Data for processing |
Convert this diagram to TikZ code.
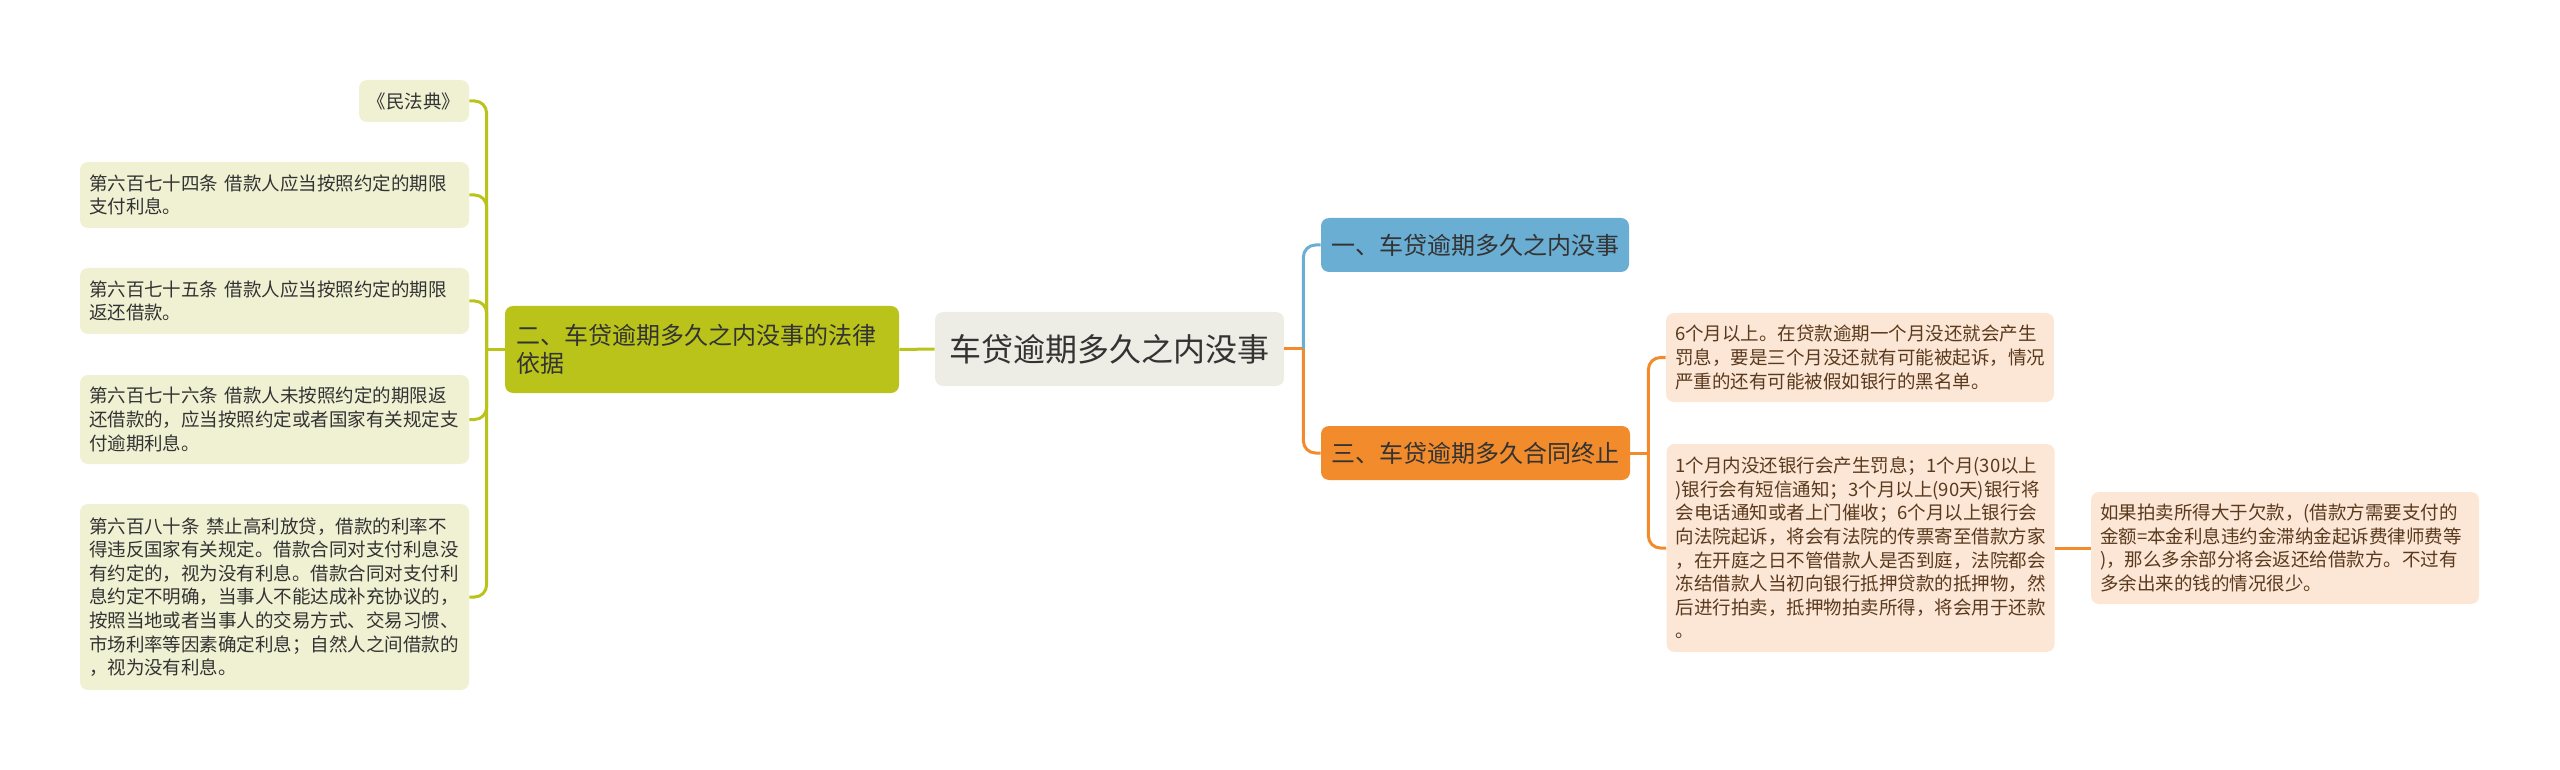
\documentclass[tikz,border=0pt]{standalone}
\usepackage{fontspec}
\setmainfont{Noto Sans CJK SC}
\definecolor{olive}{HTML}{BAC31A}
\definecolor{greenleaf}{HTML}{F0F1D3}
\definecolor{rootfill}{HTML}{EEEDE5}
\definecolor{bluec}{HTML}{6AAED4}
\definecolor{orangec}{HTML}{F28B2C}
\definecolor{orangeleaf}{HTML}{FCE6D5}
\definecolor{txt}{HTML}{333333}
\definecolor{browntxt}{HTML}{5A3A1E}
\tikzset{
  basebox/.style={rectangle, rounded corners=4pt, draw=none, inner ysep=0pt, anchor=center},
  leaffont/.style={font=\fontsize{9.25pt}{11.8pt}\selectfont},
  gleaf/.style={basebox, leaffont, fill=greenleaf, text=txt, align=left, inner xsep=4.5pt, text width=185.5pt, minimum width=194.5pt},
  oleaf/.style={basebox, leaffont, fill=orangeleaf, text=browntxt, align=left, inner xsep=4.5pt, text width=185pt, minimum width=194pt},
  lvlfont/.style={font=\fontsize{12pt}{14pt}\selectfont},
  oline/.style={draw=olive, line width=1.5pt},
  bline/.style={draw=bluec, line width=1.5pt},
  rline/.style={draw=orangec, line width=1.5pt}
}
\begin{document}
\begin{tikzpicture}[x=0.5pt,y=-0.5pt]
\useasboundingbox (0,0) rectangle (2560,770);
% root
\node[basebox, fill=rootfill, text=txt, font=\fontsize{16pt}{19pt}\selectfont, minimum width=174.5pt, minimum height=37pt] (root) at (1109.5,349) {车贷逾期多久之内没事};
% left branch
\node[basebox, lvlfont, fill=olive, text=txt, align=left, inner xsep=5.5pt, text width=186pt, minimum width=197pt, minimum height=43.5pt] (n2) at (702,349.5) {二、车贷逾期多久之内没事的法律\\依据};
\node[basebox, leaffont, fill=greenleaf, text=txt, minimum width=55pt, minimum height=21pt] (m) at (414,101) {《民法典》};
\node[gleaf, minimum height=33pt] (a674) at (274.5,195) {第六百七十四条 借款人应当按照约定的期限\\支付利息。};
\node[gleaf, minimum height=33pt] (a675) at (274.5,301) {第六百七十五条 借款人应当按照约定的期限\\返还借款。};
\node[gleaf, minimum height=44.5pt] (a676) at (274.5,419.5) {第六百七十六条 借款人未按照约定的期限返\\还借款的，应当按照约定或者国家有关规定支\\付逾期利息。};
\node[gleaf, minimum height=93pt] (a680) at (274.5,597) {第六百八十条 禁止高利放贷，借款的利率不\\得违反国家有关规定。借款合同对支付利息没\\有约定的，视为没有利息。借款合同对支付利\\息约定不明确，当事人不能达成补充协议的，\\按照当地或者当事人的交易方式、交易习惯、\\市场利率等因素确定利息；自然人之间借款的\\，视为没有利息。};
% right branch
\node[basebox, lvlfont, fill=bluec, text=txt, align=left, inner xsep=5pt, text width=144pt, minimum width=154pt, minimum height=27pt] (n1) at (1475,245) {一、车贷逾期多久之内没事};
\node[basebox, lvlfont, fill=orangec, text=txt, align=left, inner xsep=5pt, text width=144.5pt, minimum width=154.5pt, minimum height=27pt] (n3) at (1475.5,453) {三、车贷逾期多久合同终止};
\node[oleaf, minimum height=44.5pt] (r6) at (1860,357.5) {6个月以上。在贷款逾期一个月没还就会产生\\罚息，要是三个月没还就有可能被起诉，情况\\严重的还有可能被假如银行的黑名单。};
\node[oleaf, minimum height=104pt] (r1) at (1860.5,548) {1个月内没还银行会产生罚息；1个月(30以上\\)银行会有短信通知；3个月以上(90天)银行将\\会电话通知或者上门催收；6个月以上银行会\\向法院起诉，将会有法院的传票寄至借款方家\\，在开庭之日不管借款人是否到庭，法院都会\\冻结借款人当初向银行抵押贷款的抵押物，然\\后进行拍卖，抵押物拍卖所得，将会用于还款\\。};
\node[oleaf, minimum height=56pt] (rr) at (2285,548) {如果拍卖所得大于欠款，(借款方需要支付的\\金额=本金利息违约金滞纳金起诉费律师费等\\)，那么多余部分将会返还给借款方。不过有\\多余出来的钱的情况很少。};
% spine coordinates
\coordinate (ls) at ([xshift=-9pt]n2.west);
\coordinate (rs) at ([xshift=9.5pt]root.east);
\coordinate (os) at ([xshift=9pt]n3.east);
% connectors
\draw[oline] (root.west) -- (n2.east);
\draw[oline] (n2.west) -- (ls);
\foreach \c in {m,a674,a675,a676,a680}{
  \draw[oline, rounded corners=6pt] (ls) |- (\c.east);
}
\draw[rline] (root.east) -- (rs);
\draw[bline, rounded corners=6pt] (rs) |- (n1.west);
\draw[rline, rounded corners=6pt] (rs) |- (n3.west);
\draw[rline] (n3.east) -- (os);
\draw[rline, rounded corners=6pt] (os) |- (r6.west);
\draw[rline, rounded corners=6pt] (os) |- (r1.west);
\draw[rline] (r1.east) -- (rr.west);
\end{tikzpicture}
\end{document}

---

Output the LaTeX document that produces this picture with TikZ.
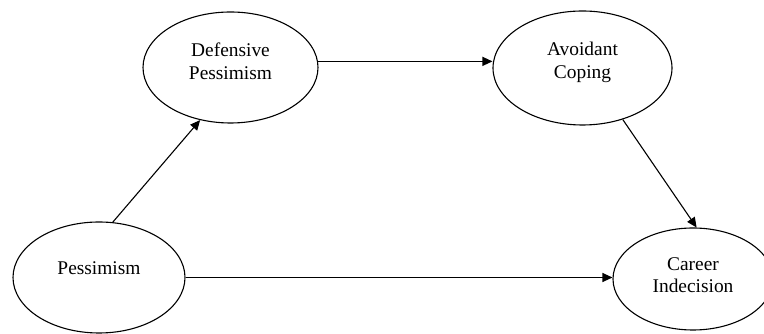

Task |
Select and copy each line from the data that includes the word "this".

Correct answer |
Convert this diagram to TikZ code.
Output the LaTeX document that produces this picture with TikZ.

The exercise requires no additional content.